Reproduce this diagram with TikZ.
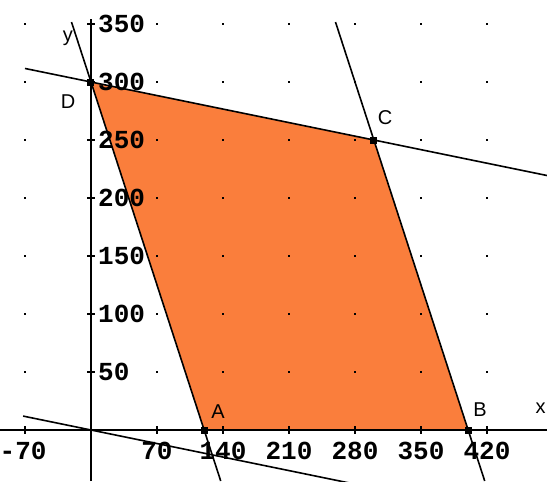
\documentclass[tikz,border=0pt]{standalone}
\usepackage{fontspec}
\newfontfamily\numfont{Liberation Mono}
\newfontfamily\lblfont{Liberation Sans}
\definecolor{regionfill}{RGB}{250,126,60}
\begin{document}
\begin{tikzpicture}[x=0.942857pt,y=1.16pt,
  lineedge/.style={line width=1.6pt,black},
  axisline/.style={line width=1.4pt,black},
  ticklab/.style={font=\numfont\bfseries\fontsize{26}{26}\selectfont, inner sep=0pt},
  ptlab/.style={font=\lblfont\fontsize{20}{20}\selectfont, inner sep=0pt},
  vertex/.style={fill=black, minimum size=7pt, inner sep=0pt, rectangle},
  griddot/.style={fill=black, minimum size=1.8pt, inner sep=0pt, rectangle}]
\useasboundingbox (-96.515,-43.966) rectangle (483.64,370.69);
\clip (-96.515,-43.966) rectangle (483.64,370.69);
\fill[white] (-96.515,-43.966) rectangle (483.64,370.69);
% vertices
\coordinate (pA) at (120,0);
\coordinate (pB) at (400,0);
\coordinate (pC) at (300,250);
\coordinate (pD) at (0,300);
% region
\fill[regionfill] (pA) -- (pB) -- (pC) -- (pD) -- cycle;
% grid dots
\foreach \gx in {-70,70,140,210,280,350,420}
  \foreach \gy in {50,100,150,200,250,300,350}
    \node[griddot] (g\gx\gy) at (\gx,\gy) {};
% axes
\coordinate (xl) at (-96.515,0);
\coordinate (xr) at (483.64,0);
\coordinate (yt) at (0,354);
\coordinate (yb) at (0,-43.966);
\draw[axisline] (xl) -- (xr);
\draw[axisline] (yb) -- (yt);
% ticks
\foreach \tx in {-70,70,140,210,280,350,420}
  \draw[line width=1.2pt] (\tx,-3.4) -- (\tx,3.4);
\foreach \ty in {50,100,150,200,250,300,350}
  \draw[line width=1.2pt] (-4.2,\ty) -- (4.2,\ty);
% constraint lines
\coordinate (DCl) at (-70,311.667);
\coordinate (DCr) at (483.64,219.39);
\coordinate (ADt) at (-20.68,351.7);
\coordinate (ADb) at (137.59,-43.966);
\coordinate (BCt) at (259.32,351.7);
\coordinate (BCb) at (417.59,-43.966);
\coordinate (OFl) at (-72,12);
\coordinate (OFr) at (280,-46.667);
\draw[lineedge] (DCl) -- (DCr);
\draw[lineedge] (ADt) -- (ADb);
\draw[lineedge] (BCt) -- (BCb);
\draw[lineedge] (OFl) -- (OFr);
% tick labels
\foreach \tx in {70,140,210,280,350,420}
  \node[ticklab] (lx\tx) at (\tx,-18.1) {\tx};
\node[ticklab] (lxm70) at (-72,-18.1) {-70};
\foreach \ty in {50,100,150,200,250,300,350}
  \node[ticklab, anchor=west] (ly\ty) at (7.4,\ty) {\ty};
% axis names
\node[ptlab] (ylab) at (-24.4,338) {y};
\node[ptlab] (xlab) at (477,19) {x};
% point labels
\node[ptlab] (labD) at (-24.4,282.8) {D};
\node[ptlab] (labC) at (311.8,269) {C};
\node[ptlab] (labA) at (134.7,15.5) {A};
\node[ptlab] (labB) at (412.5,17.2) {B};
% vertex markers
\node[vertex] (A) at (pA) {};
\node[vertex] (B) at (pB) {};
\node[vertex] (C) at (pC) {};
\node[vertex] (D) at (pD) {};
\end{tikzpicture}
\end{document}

STATED GOAL:
Print the complete listing exactly, apart from any pictures.

PROBLEM SOLUTION:
Reproduce this diagram with TikZ.
\documentclass[tikz,border=0pt]{standalone}
\usepackage{fontspec}
\newfontfamily\numfont{Liberation Mono}
\newfontfamily\lblfont{Liberation Sans}
\definecolor{regionfill}{RGB}{250,126,60}
\begin{document}
\begin{tikzpicture}[x=0.942857pt,y=1.16pt,
  lineedge/.style={line width=1.6pt,black},
  axisline/.style={line width=1.4pt,black},
  ticklab/.style={font=\numfont\bfseries\fontsize{26}{26}\selectfont, inner sep=0pt},
  ptlab/.style={font=\lblfont\fontsize{20}{20}\selectfont, inner sep=0pt},
  vertex/.style={fill=black, minimum size=7pt, inner sep=0pt, rectangle},
  griddot/.style={fill=black, minimum size=1.8pt, inner sep=0pt, rectangle}]
\useasboundingbox (-96.515,-43.966) rectangle (483.64,370.69);
\clip (-96.515,-43.966) rectangle (483.64,370.69);
\fill[white] (-96.515,-43.966) rectangle (483.64,370.69);
% vertices
\coordinate (pA) at (120,0);
\coordinate (pB) at (400,0);
\coordinate (pC) at (300,250);
\coordinate (pD) at (0,300);
% region
\fill[regionfill] (pA) -- (pB) -- (pC) -- (pD) -- cycle;
% grid dots
\foreach \gx in {-70,70,140,210,280,350,420}
  \foreach \gy in {50,100,150,200,250,300,350}
    \node[griddot] (g\gx\gy) at (\gx,\gy) {};
% axes
\coordinate (xl) at (-96.515,0);
\coordinate (xr) at (483.64,0);
\coordinate (yt) at (0,354);
\coordinate (yb) at (0,-43.966);
\draw[axisline] (xl) -- (xr);
\draw[axisline] (yb) -- (yt);
% ticks
\foreach \tx in {-70,70,140,210,280,350,420}
  \draw[line width=1.2pt] (\tx,-3.4) -- (\tx,3.4);
\foreach \ty in {50,100,150,200,250,300,350}
  \draw[line width=1.2pt] (-4.2,\ty) -- (4.2,\ty);
% constraint lines
\coordinate (DCl) at (-70,311.667);
\coordinate (DCr) at (483.64,219.39);
\coordinate (ADt) at (-20.68,351.7);
\coordinate (ADb) at (137.59,-43.966);
\coordinate (BCt) at (259.32,351.7);
\coordinate (BCb) at (417.59,-43.966);
\coordinate (OFl) at (-72,12);
\coordinate (OFr) at (280,-46.667);
\draw[lineedge] (DCl) -- (DCr);
\draw[lineedge] (ADt) -- (ADb);
\draw[lineedge] (BCt) -- (BCb);
\draw[lineedge] (OFl) -- (OFr);
% tick labels
\foreach \tx in {70,140,210,280,350,420}
  \node[ticklab] (lx\tx) at (\tx,-18.1) {\tx};
\node[ticklab] (lxm70) at (-72,-18.1) {-70};
\foreach \ty in {50,100,150,200,250,300,350}
  \node[ticklab, anchor=west] (ly\ty) at (7.4,\ty) {\ty};
% axis names
\node[ptlab] (ylab) at (-24.4,338) {y};
\node[ptlab] (xlab) at (477,19) {x};
% point labels
\node[ptlab] (labD) at (-24.4,282.8) {D};
\node[ptlab] (labC) at (311.8,269) {C};
\node[ptlab] (labA) at (134.7,15.5) {A};
\node[ptlab] (labB) at (412.5,17.2) {B};
% vertex markers
\node[vertex] (A) at (pA) {};
\node[vertex] (B) at (pB) {};
\node[vertex] (C) at (pC) {};
\node[vertex] (D) at (pD) {};
\end{tikzpicture}
\end{document}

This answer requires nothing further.